What is a Credit Score?
We all have a credit score in some form. A credit score is a number between 300 and 85o which shows a persons’ creditworthiness. The higher the credit score is, the better a potential borrower will seem to potential lenders.
A credit score is actually based on our credit history, the number of open accounts we have, levels of debt, repayment history, as well as other financial details.
Lenders use our credit score to evaluate how well an individual will be able to repay loans within a timely manner. If you believe you will have to take out a loan or borrow money in the future, it is imperative that you know how to maintain good credit, and understand how lenders use your credit score.
How Credit Scores work.
Credit scores can significantly affect your financial stability. They play an important role in the decision a lender makes on whether to offer you credit. People who have credit scores below 640, are often considered being subprime borrowers. Lending institutions will often charge a higher rate of interest on subprime loans in order to compensate for the larger risk.
Lenders can also require a shorter repayment term, or even a cosigner for a borrower who has a lower credit score.
On the other hand, a credit score of 700 or more is seen as being a good credit score, and can often result in the borrower getting a lower interest rate from the lender. This means they will have to pay less money in interest over the life of their loan. Scores which are higher than 800 are seen as being fantastic and are even more beneficial.
Every creditor will define their own ranges for credit scores, however the average FICO score range is often used by most.
How is a Credit Score calculated?
In the U.S. there are three major credit reporting agencies; Experian, Equifax, and TransUnion. These agencies report, update, and store consumers’ credit histories. While there can be differences in the information they collect, there are five main factors which they evaluate when they calculate a credit score.
These five factors include; the payment history of the person, their total amount owed, the length of their credit history, their types of credit, and any new credit they have.
The payment history will account for 35% of the credit score, this shows whether a person pays their obligations on time.

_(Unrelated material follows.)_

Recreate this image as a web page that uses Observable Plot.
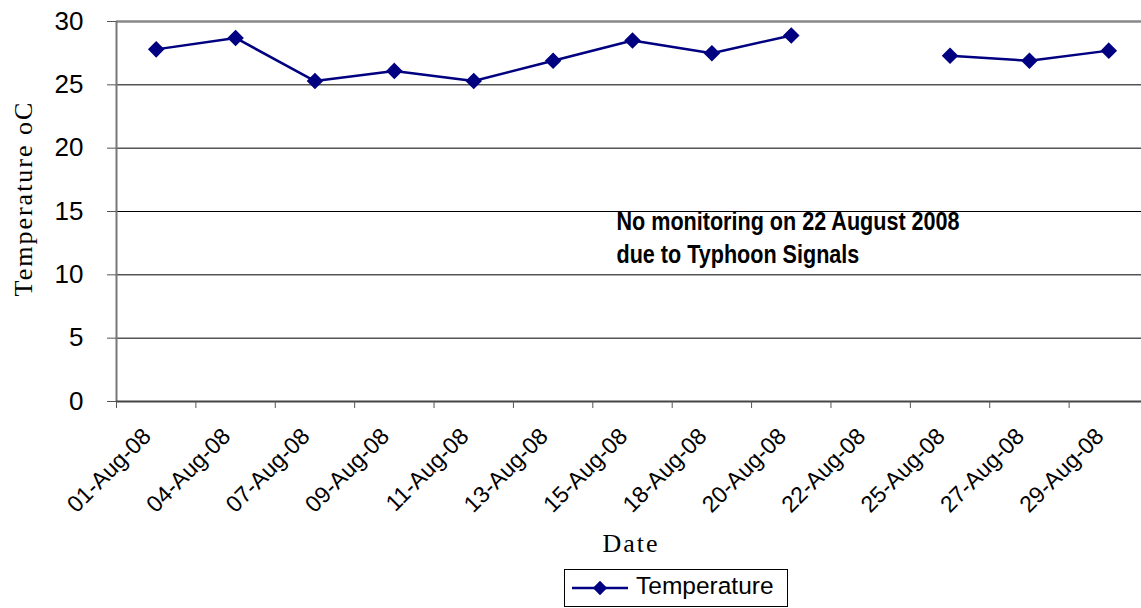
<!DOCTYPE html>
<html>
<head>
<meta charset="utf-8">
<script src="https://cdn.jsdelivr.net/npm/d3@7"></script>
<script src="https://cdn.jsdelivr.net/npm/@observablehq/plot@0.6"></script>
<style>
  html, body { margin: 0; padding: 0; background: #fff; }
  #wrap { position: relative; width: 1141px; height: 608px; overflow: hidden; }
  #legend { position: absolute; left: 564px; top: 569px; width: 222px; height: 36px; border: 1px solid #000; background: #fff; }
  #legend span { position: absolute; left: 71px; top: 2px; font: 24.5px "Liberation Sans", Arial, sans-serif; color: #000; white-space: nowrap; }
</style>
</head>
<body>
<div id="wrap"></div>
<script>
const dates = ["01-Aug-08","04-Aug-08","07-Aug-08","09-Aug-08","11-Aug-08","13-Aug-08","15-Aug-08","18-Aug-08","20-Aug-08","22-Aug-08","25-Aug-08","27-Aug-08","29-Aug-08"];
const temps = [27.8, 28.7, 25.3, 26.1, 25.3, 26.9, 28.5, 27.5, 28.9, null, 27.3, 26.9, 27.7];
const yTicks = [0, 5, 10, 15, 20, 25, 30];
const seriesName = "Temperature";
const note = "No monitoring on 22 August 2008\ndue to Typhoon Signals";
const xTitle = "Date";
const yTitle = "Temperature oC";

const data = dates.map((d, i) => ({i, date: d, t: temps[i]}));
const idx = d3.range(dates.length);
const bounds = d3.range(dates.length + 1).map(k => k - 0.5);
const navy = "#000080";

const chart = Plot.plot({
  width: 1141,
  height: 565,
  marginLeft: 116,
  marginRight: 0,
  marginTop: 21,
  marginBottom: 164,
  x: {type: "linear", domain: [-0.5, dates.length - 0.5], range: [116, 1148]},
  y: {domain: [0, 30], range: [401, 21]},
  style: {fontFamily: "'Liberation Sans', Arial, sans-serif", color: "#000", background: "#fff"},
  marks: [
    Plot.ruleY(yTicks.filter(v => v > 0 && v < 30), {stroke: "#000", strokeWidth: 1}),
    Plot.ruleY([30], {stroke: "#888", strokeWidth: 2.5}),
    Plot.ruleX([-0.5], {y1: 0, y2: 30, stroke: "#777", strokeWidth: 2}),
    Plot.ruleY([0], {stroke: "#444", strokeWidth: 2}),
    Plot.axisX(bounds, {tickSize: 7, tickFormat: () => "", stroke: "#555", label: null}),
    Plot.axisX(idx, {tickSize: 0, tickFormat: i => dates[i], tickRotate: -45, fontSize: 23, tickPadding: 14, dx: -9, dy: 17, label: null}),
    Plot.axisY(yTicks, {tickSize: 9, tickPadding: 24, fontSize: 26, stroke: "#555", label: null}),
    Plot.line(data, {x: "i", y: "t", stroke: navy, strokeWidth: 2.5}),
    Plot.dot(data.filter(d => d.t != null), {x: "i", y: "t", symbol: "diamond2", r: 6.5, fill: navy, stroke: navy}),
    Plot.text([note], {text: d => d, frameAnchor: "top-left", dx: 500, dy: 186, textAnchor: "start", lineAnchor: "top", fontSize: 26, fontWeight: "bold", fontFamily: "'Liberation Sans', Arial, sans-serif", lineHeight: 1.24}),
    Plot.text([xTitle], {text: d => d, frameAnchor: "bottom", dx: 2, dy: 150, fontSize: 26, fontFamily: "'Liberation Serif', serif"}),
    Plot.text([yTitle], {text: d => d, frameAnchor: "left", textAnchor: "middle", dx: -93, dy: -13, rotate: -90, fontSize: 26, fontFamily: "'Liberation Serif', serif"})
  ]
});
const wrap = document.getElementById("wrap");
wrap.appendChild(chart);

// condense the bold note (Arial Narrow look) and widen the SimSun-like titles
d3.select(chart).selectAll("text").each(function() {
  const t = this.textContent;
  const sel = d3.select(this);
  if (t.startsWith("No monitoring")) {
    const tr = sel.attr("transform") || "";
    sel.attr("transform", tr + " scale(0.83,1)");
  } else if (t === yTitle || t === xTitle) {
    sel.style("letter-spacing", "2px").style("font-weight", "300");
  }
});

const legend = document.createElement("div");
legend.id = "legend";
const ls = d3.create("svg").attr("width", 70).attr("height", 36).style("position", "absolute").style("left", "0").style("top", "0");
ls.append("line").attr("x1", 7).attr("x2", 63).attr("y1", 18).attr("y2", 18).attr("stroke", navy).attr("stroke-width", 2.5);
ls.append("path").attr("d", d3.symbol(d3.symbolDiamond2, 130)()).attr("transform", "translate(35,18)").attr("fill", navy);
legend.appendChild(ls.node());
const sp = document.createElement("span");
sp.textContent = seriesName;
legend.appendChild(sp);
wrap.appendChild(legend);
</script>
</body>
</html>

The total amount owed will account for 30% of the credit score, this section considers the percentage of credit that is available to a person that is in current use, this is also known as credit utilization.
The length of the credit history will account for 15% of the credit score, longer credit histories are considered to be less risky, as there is more data available to determine their payment history.
The type of credit that is used will account for 10% of the credit score. This shows if a borrower has a mix of installment credit, such as car loans or mortgage loans, as well as revolving credit such as credit cards.
New card is something else that accounts for 10% of the credit score, and it factors in how many new accounts a person has, as well as how many they applied for recently, which can result in inquiries as to when the most recent account was opened.
How do lenders use credit scores?
So considering all this, how do lenders use your credit score?
Well, when you apply for new or additional credit, lenders want to see how well you have fulfilled your credit obligations in the past to help them determine if they are safe to approve your request to borrow, it will also help them to determine the potential credit risk in lending to you.
Lenders will often use credit scores in order to help them determine your overall credit risk. Your credit score is built from the information in your credit report, as we mentioned above. When lenders look at your credit, a higher score will present a lower risk to lenders when they are looking to extend new or additional credit. Whereas a lower score presents more risk to lenders.
A credit score is simply an objective measurement of your credit risk at the point in time that you are seeking to borrow money.
They use credit scores, but often they will use it alongside other types of information, such as data that you will provide on your credit application form. These other forms of information can include your income, how long you have lived at your current reticence, any banking relationships you may have, employment status, and so on.
Depending on your lender, they will look at different areas of your credit report. Some lenders will not check your credit score, but this is risky and will result in a higher interest rate most of the time. Most lenders will check your credit score, however.
Many good lenders will check over not only your credit score but also your personal information such as names associated with credit, addresses and your date of birth. They will also check your current employer and your previous employers you may have listed on previous credit applications, any open loans or revolving credit, collection accounts, bankruptcies, any other credit inquiries and more.
They do not expect to see a flawless credit report, but they will hiss at a report that shows late payments, and they may reject the application or raise the interest rate to compensate.